Shortly before the 2012 election, Obama announced his program to suspend deportation and grant work permits to the most sympathetic group of illegal immigrants, the “Dreamers,” who had come to the U.S. as children. He said his hand had been forced by congressional inaction on comprehensive reform. The following year, however, the Senate passed a bipartisan bill and Obama repeated the Bush administration’s strategy of ramping up worksite enforcement to demonstrate that he was serious about enforcement. The preferred Obama enforcement tactic was audits of employers’ records. Even though in 2013 ICE performed six times as many audits as it had done under the Bush administration in 2008, these 3,127 audits represented only a minuscule fraction of the nation’s 7 million–plus employers.
The story of IRCA’s protracted failure leaves no doubt that the worksite reform that is most urgently needed is a credible verification system. In 2013, Senators Rob Portman (R., Ohio) and Jon Tester (D., Mont.) sponsored an amendment to an immigration-reform bill before the Senate that would strengthen E-Verify, an online verification system, by mandating a process in which employers would match a photo submitted by new hires with a digital photo stored in a government database of authorized workers.
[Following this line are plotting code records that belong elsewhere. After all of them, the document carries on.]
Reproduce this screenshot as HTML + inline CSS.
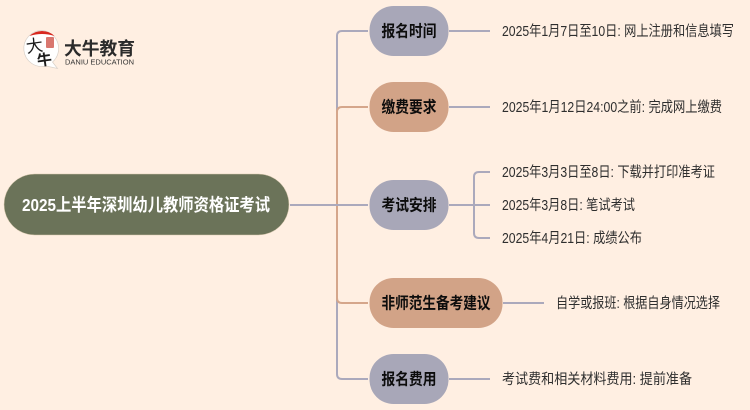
<!DOCTYPE html>
<html lang="zh">
<head>
<meta charset="utf-8">
<style>
html,body{margin:0;padding:0;width:750px;height:410px;overflow:hidden;background:#FFEFE2;}
svg{display:block;}
text{font-family:"Liberation Sans","Noto Sans CJK SC",sans-serif;}
.n{font-size:16px;font-weight:700;fill:#0c0c0c;}
.t{font-size:14.500px;fill:#2e2e2e;}
</style>
</head>
<body>
<svg width="750" height="410" viewBox="0 0 750 410" xmlns="http://www.w3.org/2000/svg">
<rect width="750" height="410" fill="#FFEFE2"/>
<!-- connectors -->
<g fill="none" stroke-width="2">
<path d="M337 205V36q0-5 5-5h26" stroke="#ABA9BC"/>
<path d="M337 205V374q0 5 5 5h26" stroke="#ABA9BC"/>
<path d="M337 205V112q0-5 5-5h26" stroke="#D5A68B"/>
<path d="M337 205V298q0 5 5 5h26" stroke="#D5A68B"/>
<path d="M290 205H368" stroke="#ABA9BC"/>
<path d="M449 31H490M449 107H490M449 205H490M449 379H490M503 303H544" stroke="#ABA9BC"/>
<path d="M490 172H479q-5 0-5 5V233q0 5 5 5H490" stroke="#ABA9BC"/>
</g>
<!-- root -->
<rect x="4" y="174" width="285" height="61" rx="30.500" fill="#6B7359" stroke="#D9C9AE" stroke-width="0.5"/>
<text x="22" y="211" font-size="17.500" font-weight="700" fill="#fff" textLength="248" lengthAdjust="spacingAndGlyphs">2025上半年深圳幼儿教师资格证考试</text>
<!-- nodes -->
<rect x="369.500" y="6" width="79" height="50" rx="24" fill="#A8A7B8"/>
<rect x="369.500" y="82" width="79" height="50" rx="24" fill="#D2A387"/>
<rect x="369.500" y="180" width="79" height="50" rx="24" fill="#A8A7B8"/>
<rect x="369.500" y="278" width="133" height="50" rx="24" fill="#D2A387"/>
<rect x="369.500" y="354" width="79" height="50" rx="24" fill="#A8A7B8"/>
<text class="n" x="381.500" y="36.500" textLength="55" lengthAdjust="spacingAndGlyphs">报名时间</text>
<text class="n" x="381.500" y="112.500" textLength="55" lengthAdjust="spacingAndGlyphs">缴费要求</text>
<text class="n" x="381.500" y="210.500" textLength="55" lengthAdjust="spacingAndGlyphs">考试安排</text>
<text class="n" x="381.500" y="308.500" textLength="109" lengthAdjust="spacingAndGlyphs">非师范生备考建议</text>
<text class="n" x="381.500" y="384.500" textLength="55" lengthAdjust="spacingAndGlyphs">报名费用</text>
<!-- leaf text -->
<text class="t" x="502" y="36" textLength="232" lengthAdjust="spacingAndGlyphs">2025年1月7日至10日: 网上注册和信息填写</text>
<text class="t" x="502" y="112" textLength="220" lengthAdjust="spacingAndGlyphs">2025年1月12日24:00之前: 完成网上缴费</text>
<text class="t" x="502" y="177" textLength="213" lengthAdjust="spacingAndGlyphs">2025年3月3日至8日: 下载并打印准考证</text>
<text class="t" x="502" y="210" textLength="133" lengthAdjust="spacingAndGlyphs">2025年3月8日: 笔试考试</text>
<text class="t" x="502" y="243" textLength="140" lengthAdjust="spacingAndGlyphs">2025年4月21日: 成绩公布</text>
<text class="t" x="556" y="308" textLength="164" lengthAdjust="spacingAndGlyphs">自学或报班: 根据自身情况选择</text>
<text class="t" x="502" y="384" textLength="190" lengthAdjust="spacingAndGlyphs">考试费和相关材料费用: 提前准备</text>
<!-- logo -->
<path d="M42 30.500a18 18 0 1 0 4 35.500l11.500 2.500-5-6.500a18 18 0 0 0-10.500-31.500z" fill="#fff" stroke="#d8d0c8" stroke-width="0.7"/>
<path d="M29.500 36a18 18 0 0 1 25 0q-12.500-4-25 0z" fill="#D8281F"/>
<rect x="46" y="37" width="8" height="11" rx="1" fill="#D9776F"/>
<text x="26" y="52" font-size="17" fill="#1c1c1c" transform="rotate(-8 33 46)">大</text>
<text x="37" y="65" font-size="15" font-weight="700" fill="#1c1c1c" transform="rotate(-8 45 60)">牛</text>
<text x="64" y="55" font-size="18" font-weight="700" fill="#2b2b2b" textLength="71" lengthAdjust="spacingAndGlyphs">大牛教育</text>
<text x="65" y="64.500" font-size="7.500" fill="#333" textLength="69" lengthAdjust="spacingAndGlyphs">DANIU EDUCATION</text>
</svg>
</body>
</html>
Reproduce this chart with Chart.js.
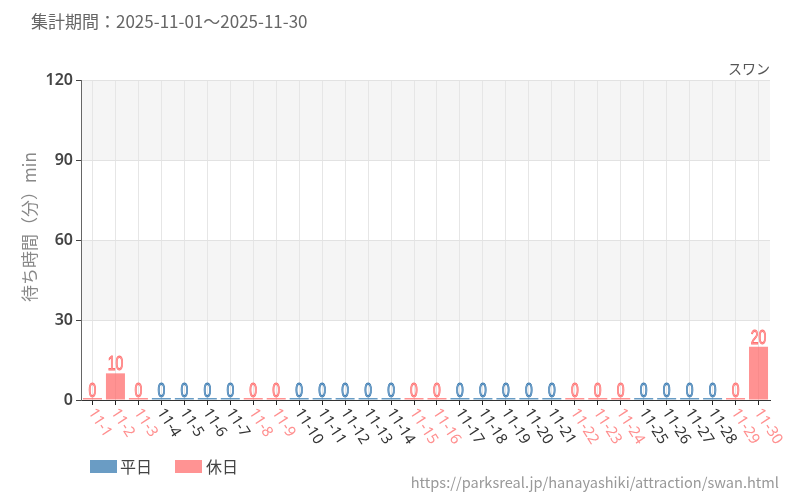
<!DOCTYPE html>
<html>
<head>
<meta charset="utf-8">
<script src="https://cdn.jsdelivr.net/npm/chart.js@4"></script>
<style>
  body { margin: 0; background: #fff; }
  canvas { display: block; }
</style>
</head>
<body>
<canvas id="myChart" width="800" height="500"></canvas>
<script>
// 2025年11月のスワン待ち時間
const days = [
    "11-1", "11-2", "11-3", "11-4", "11-5", "11-6", "11-7", "11-8", "11-9", "11-10",
    "11-11", "11-12", "11-13", "11-14", "11-15", "11-16", "11-17", "11-18", "11-19", "11-20",
    "11-21", "11-22", "11-23", "11-24", "11-25", "11-26", "11-27", "11-28", "11-29", "11-30",
];
const isHoliday = [
    1, 1, 1, 0, 0, 0, 0, 1, 1, 0,
    0, 0, 0, 0, 1, 1, 0, 0, 0, 0,
    0, 1, 1, 1, 0, 0, 0, 0, 1, 1,
];
const waitMinutes = [
    0, 10, 0, 0, 0, 0, 0, 0, 0, 0,
    0, 0, 0, 0, 0, 0, 0, 0, 0, 0,
    0, 0, 0, 0, 0, 0, 0, 0, 0, 20,
];
const yTicks = [0, 30, 60, 90, 120];

const weekdayData = waitMinutes.map((v, i) => (isHoliday[i] ? null : v));
const holidayData = waitMinutes.map((v, i) => (isHoliday[i] ? v : null));

const BLUE = "rgba(42, 114, 171, 0.7)";
const PINK = "rgba(255, 100, 100, 0.7)";

// 背景の縞模様
const bandPlugin = {
    id: "bands",
    beforeDraw(chart) {
        const { ctx, chartArea, scales } = chart;
        const y = scales.y;
        ctx.save();
        ctx.fillStyle = "#f5f5f5";
        [[90, 120], [30, 60]].forEach(([lo, hi]) => {
            const top = y.getPixelForValue(hi);
            const bottom = y.getPixelForValue(lo);
            ctx.fillRect(chartArea.left, top, chartArea.right - chartArea.left, bottom - top);
        });
        ctx.restore();
    },
};

// 文字まわり（タイトル、軸ラベル、凡例、値）
const textPlugin = {
    id: "texts",
    afterDraw(chart) {
        const { ctx, chartArea, scales } = chart;
        const x = scales.x;
        const y = scales.y;
        const jp = '"Noto Sans CJK JP", "Noto Sans", sans-serif';
        ctx.save();

        ctx.fillStyle = "#666";
        ctx.font = "17px " + jp;
        ctx.textAlign = "left";
        ctx.textBaseline = "middle";
        ctx.fillText("集計期間：2025-11-01～2025-11-30", 31, 22);

        ctx.fillStyle = "#555";
        ctx.font = "14px " + jp;
        ctx.textAlign = "right";
        ctx.fillText("スワン", 770, 69);

        ctx.save();
        ctx.translate(30, 227);
        ctx.rotate(-Math.PI / 2);
        ctx.fillStyle = "#888";
        ctx.font = "17px " + jp;
        ctx.textAlign = "center";
        ctx.fillText("待ち時間（分）min", 0, 0);
        ctx.restore();

        // x軸ラベル（右下がり）
        ctx.font = '15px "Noto Sans", sans-serif';
        ctx.textAlign = "left";
        ctx.textBaseline = "middle";
        days.forEach((d, i) => {
            const px = x.getPixelForValue(i);
            ctx.save();
            ctx.translate(px - 1, chartArea.bottom + 10);
            ctx.rotate((57 * Math.PI) / 180);
            ctx.fillStyle = isHoliday[i] ? "#ff8f8f" : "#333";
            ctx.fillText(d, 0, 0);
            ctx.restore();
        });

        // 値ラベル（細い字）
        ctx.font = '20px "Liberation Sans", sans-serif';
        ctx.textAlign = "center";
        ctx.textBaseline = "alphabetic";
        ctx.lineWidth = 0.9;
        waitMinutes.forEach((v, i) => {
            const px = x.getPixelForValue(i);
            const py = y.getPixelForValue(v) - 3;
            ctx.save();
            ctx.translate(px, py);
            ctx.scale(0.7, 1);
            ctx.fillStyle = isHoliday[i] ? "#ffb0b0" : "#8db4d6";
            ctx.strokeStyle = isHoliday[i] ? "#ff7070" : "#3a7ab0";
            ctx.fillText(String(v), 0, 0);
            ctx.strokeText(String(v), 0, 0);
            ctx.restore();
        });

        // 凡例
        ctx.font = "16px " + jp;
        ctx.textAlign = "left";
        ctx.textBaseline = "middle";
        ctx.fillStyle = "#6a9cc4";
        ctx.fillRect(90, 460, 27, 13);
        ctx.fillStyle = "#444";
        ctx.fillText("平日", 120, 467);
        ctx.fillStyle = "#ff9393";
        ctx.fillRect(175, 460, 27, 13);
        ctx.fillStyle = "#444";
        ctx.fillText("休日", 206, 467);

        ctx.fillStyle = "#999";
        ctx.font = '14.6px "Noto Sans CJK JP", sans-serif';
        ctx.textAlign = "right";
        ctx.fillText("https://parksreal.jp/hanayashiki/attraction/swan.html", 779, 482);

        ctx.restore();
    },
};

const ctx = document.getElementById("myChart");
const config = {
    type: "bar",
    data: {
        labels: days,
        datasets: [
            {
                label: "平日",
                data: weekdayData,
                backgroundColor: BLUE,
                minBarLength: 2,
            },
            {
                label: "休日",
                data: holidayData,
                backgroundColor: PINK,
                minBarLength: 2,
            },
        ],
    },
    options: {
        responsive: false,
        animation: false,
        layout: {
            padding: { left: 0, top: 80, right: 30, bottom: 0 },
        },
        datasets: {
            bar: { barPercentage: 0.9, categoryPercentage: 0.92 },
        },
        plugins: {
            legend: { display: false },
            title: { display: false },
            tooltip: { enabled: false },
        },
        scales: {
            x: {
                stacked: true,
                grid: {
                    offset: false,
                    color: "#e6e6e6",
                    tickColor: "#222",
                    tickLength: 5,
                },
                border: { color: "#333" },
                ticks: { display: false, autoSkip: false },
                afterFit(scale) {
                    scale.height = 100;
                },
            },
            y: {
                stacked: true,
                min: 0,
                max: 120,
                afterBuildTicks(scale) {
                    scale.ticks = yTicks.map((v) => ({ value: v }));
                },
                grid: {
                    color: "#e2e2e2",
                    tickColor: "#444",
                    tickLength: 5,
                },
                border: { color: "#666" },
                ticks: {
                    color: "#444",
                    padding: 3,
                    font: { family: "Noto Sans", size: 16, weight: 600 },
                },
                afterFit(scale) {
                    scale.width = 81;
                },
            },
        },
    },
    plugins: [bandPlugin, textPlugin],
};
const myChart = new Chart(ctx, config);
</script>
</body>
</html>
Lamenting the long history of failed verification, Portman pointed to the “unholy alliance” of the left–right coalition whose dubious legacy is IRCA’s failure, and warned his colleagues that the immigration-reform bill, which eventually passed the Senate, would not work. Senate majority leader Harry Reid did not permit a vote on the Portman-Tester amendment.
In 2007, immigration scholar Nathan Glazer, noting consistent public support for immigration limits, issued a warning about the yawning gap between what the public wants and what the federal government delivers. This “disconnect,” he wrote, “raises a problem for democracy whose resolution may well be very disturbing.”
Donald Trump became president, in large measure, because he understood the public frustration with unchecked immigration. He validated that frustration and inflamed it. Now the fraught, angry, polarized, and paralyzed immigration debate confirms Glazer’s prescience.